While LA seemed to be welcoming the future with people talking about the changing character of the city — which, thanks to the Tonight Show’s arrival LA had instantly become the center of popular culture — San Francisco appeared to be celebrating its past!
Many bars were decorated in 19th century drag and one club was tricked out as a Prohibition era speakeasy.
It was in a basement of a pretty anonymous building and you knocked on a door to be looked over and usually allowed in!
At still another club, every night was a 1900 New Year’s Eve!
Some were still celebrating the passing of the more recent ’60s!
Henry’s Africa on Van Ness Avenue.
I visited illustrator Larry Duke, who I was introduced to by Craig Simpson. I had persuaded Craig to photograph Streisand in 1960.
It was the first time she had been photographed by a real professional photographer who did editorial and advertising work and not just headshots and graduation photos! She was 18.
Larry did a lot of work with Levi Strauss and invited me to come to his spacious studio where he and an art director were going over the concepts for a new job!
Afterwards we went to dinner at The Hoffman Grill, another very atmospheric place with a warm, big-city ambiance. It was one of Larry’s favorites.
Then I left and went back to Manhattan. I’d been invited to a small gathering of friends at the sleek Park Avenue apartment of Christabel Berry. There was Andrea (Mrs. T. Cheever) Cowden who had the most subtle sense of humor.
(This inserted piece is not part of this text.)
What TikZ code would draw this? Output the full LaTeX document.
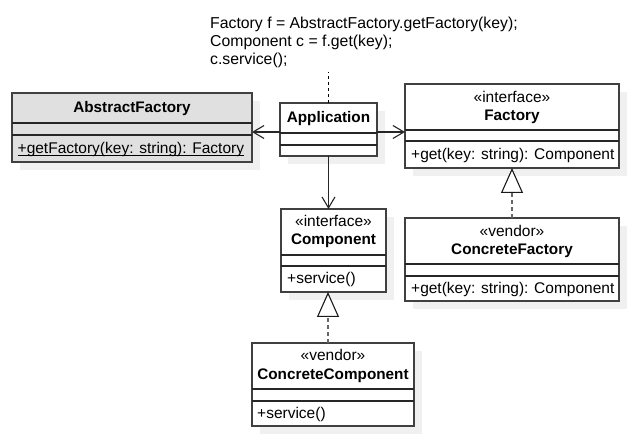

You never knew if Andrea realized that she was being genteelly hilarious but for the fact that she’d frequently have her cook come into the drawing room of her spacious upper Madison Avenue duplex and juggle kitchen equipment for guests!
That was a tip-off.
She was one of the last of a vanishing Manhattan breed, the one characterized by Ruth Draper in her unforgettable monologue, The Italian Lesson!
Here is Andrea at the Kennedy White House wearing blue (standing behind Jackie).
It was so good to be with her again.
But I couldn’t stop thinking about the Mexican family on the bus — the mother with her three young children — going to Delano, California.